# Regulatory Compliance Category > Labour Relations and Legislation Forum >  Workmens Compensation for domestic employees?

## BvN

Not sure if this has been answered in previous posts, but any feedback would be appreciated.

Would an individual that is employing a domstic worker have to register with the Workmens Compensation Commissioner?
Strictly speaking if you employ a domsetic worker you are an employer, so I would think you should register, or are there any exclusions for registering as such?
If you start thinking about what can go wrong in a household by way of injuries it might be to everyone's benefit to do this, so why aren't this done more often?

Thanks.

----------


## sheben

Yes, you have to register the domestic worker. You have to fill in a UI 19D form with all the particulars of this person. Yours will be on top by employer. You also have to attach her ID document to it. 
It is best to pay it once off otherwise you have to pay on a monthly basis. With my domestic I payed my share and her share.  It is 2% in total ( domestic pay 1% and you pay 1%) of her total earnings.  

Hope this help

----------


## Dave A

> With my domestic I payed my share and her share.  It is 2% in total ( domestic pay 1% and you pay 1%) of her total earnings.

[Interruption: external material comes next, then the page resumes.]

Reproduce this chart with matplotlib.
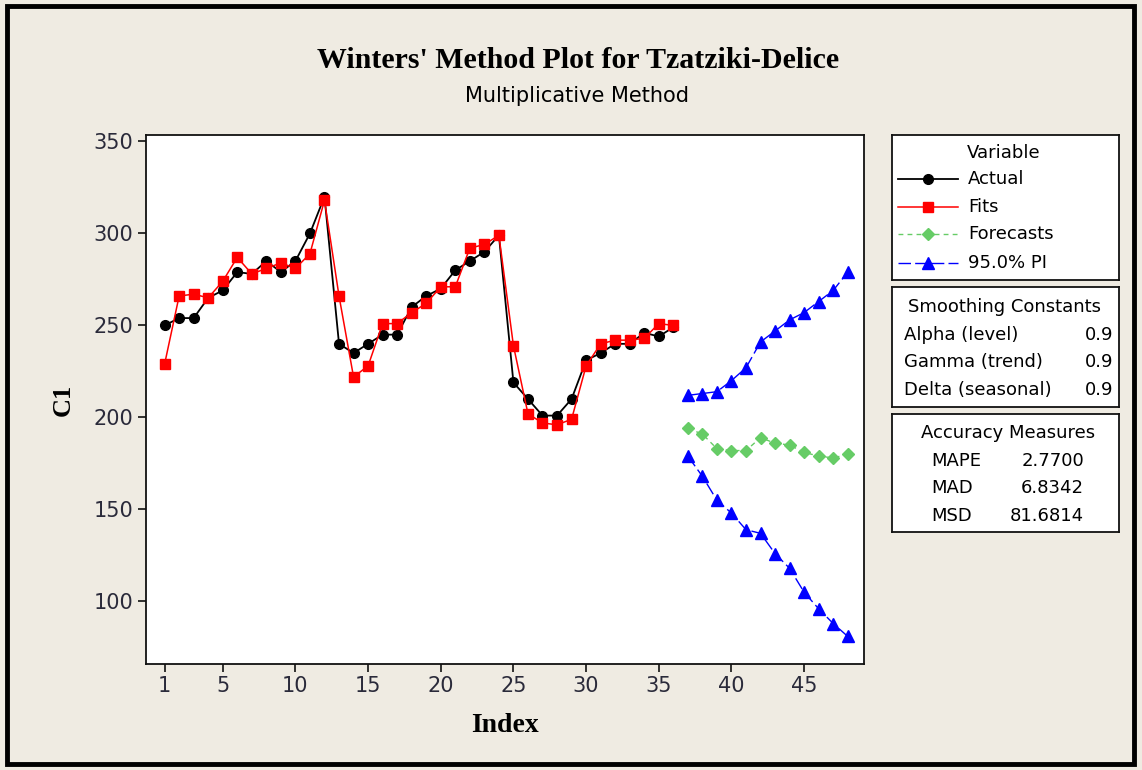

 :Hmmm:  That sounds suspiciously like UIF, not Workmens Compensation.

I see domestic workers are specifically excluded from COIDA cover.

----------

dellatjie (16-Oct-14)

----------


## BvN

Thanks Dave, I guess I should have refered to the COIDA before posing the question here, it is stated clearly in the act.
(I have been offsite/offline past two days, therefore only replying now)

----------


## Dave A

> I guess I should have refered to...


No harm done. And it refreshes issues...

I recall a discussion on this before, can't remember where offhand, and it *is* a valid area of concern. In scratching around I found official mention on this in governement circles dating back to 1999. Which led to me checking COIDA and DoL for any sign of a change.

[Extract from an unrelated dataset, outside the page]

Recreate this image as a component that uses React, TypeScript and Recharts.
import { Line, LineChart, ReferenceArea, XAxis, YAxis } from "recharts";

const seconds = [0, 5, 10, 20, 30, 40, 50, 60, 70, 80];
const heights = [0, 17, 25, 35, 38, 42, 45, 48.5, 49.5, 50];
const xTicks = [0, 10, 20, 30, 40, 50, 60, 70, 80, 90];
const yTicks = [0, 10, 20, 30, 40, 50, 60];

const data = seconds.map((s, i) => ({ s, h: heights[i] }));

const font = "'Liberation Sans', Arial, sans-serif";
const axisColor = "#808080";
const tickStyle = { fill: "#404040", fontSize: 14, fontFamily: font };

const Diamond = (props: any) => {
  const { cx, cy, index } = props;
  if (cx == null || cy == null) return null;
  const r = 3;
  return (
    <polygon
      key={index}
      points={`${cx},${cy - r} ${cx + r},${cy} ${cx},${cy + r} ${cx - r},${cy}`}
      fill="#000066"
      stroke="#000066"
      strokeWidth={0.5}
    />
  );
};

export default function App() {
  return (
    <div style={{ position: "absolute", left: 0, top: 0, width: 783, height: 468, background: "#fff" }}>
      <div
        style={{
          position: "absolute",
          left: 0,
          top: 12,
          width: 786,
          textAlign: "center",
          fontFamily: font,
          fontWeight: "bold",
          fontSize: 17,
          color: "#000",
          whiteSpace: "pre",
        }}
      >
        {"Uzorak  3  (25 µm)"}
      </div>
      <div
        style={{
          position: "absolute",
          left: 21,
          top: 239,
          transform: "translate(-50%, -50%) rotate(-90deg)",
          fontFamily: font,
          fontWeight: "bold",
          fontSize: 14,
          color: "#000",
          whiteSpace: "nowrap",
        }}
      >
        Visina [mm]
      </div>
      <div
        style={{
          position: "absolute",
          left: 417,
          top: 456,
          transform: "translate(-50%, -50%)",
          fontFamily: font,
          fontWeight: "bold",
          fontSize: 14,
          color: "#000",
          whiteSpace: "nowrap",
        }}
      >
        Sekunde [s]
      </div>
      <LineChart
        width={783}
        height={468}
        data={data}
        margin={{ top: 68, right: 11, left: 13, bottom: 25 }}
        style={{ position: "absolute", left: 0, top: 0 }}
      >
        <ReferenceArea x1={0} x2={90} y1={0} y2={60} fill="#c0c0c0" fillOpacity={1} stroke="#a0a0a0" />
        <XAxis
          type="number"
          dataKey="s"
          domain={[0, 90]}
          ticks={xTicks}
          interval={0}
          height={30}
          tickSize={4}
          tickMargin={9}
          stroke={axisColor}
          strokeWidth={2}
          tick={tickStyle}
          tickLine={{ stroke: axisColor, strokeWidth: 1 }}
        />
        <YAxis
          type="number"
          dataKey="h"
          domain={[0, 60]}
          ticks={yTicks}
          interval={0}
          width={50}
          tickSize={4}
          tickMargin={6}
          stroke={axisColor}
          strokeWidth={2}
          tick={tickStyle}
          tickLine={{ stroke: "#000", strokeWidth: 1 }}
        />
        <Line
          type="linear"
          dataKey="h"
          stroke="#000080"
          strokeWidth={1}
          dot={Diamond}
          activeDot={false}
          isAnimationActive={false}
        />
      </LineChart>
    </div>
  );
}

It seems to have dropped off everyone's agenda.

----------


## Jane Lotter

Hi Dave
Could you help me? I run a small B&B from home which my domestic worker helps me with. Do I need to register for Workmans Comp? I know domestic workers are excluded but does it fall with in running a business (as a sole prop)? 
I do pay UIF.
Many Thanks
Jane

----------


## dellatjie

Quote from Department of Labour's website :

"All employers who employ one or more workers in connection with their business or farming activities, are required to register with the Compensation Fund.
A separate registration is necessary for each separate branch of a business, unless an arrangement for combined registration has been made."

Link: http://www.labour.gov.za/DOL/documen...pensation-fund

----------


## Christel

Hi Jane,
Normal domestic workers are excluded from WCC.  BUT, if you are running a business and she works for the business then I would say she is not just a domestic worker, and she could be included in the specs of the COIDA Act.  BUT... just remember that you will be charged the minimum assessment, and I think it is still R900, so no matter if your assessment should have only been R300, you will be charge the minimum assessment rate which is a bummer for a small business like yours.  The best would still be to contact them and ask them your question.  (but maybe phone 3 times, you might just get 3 different answers!!)

----------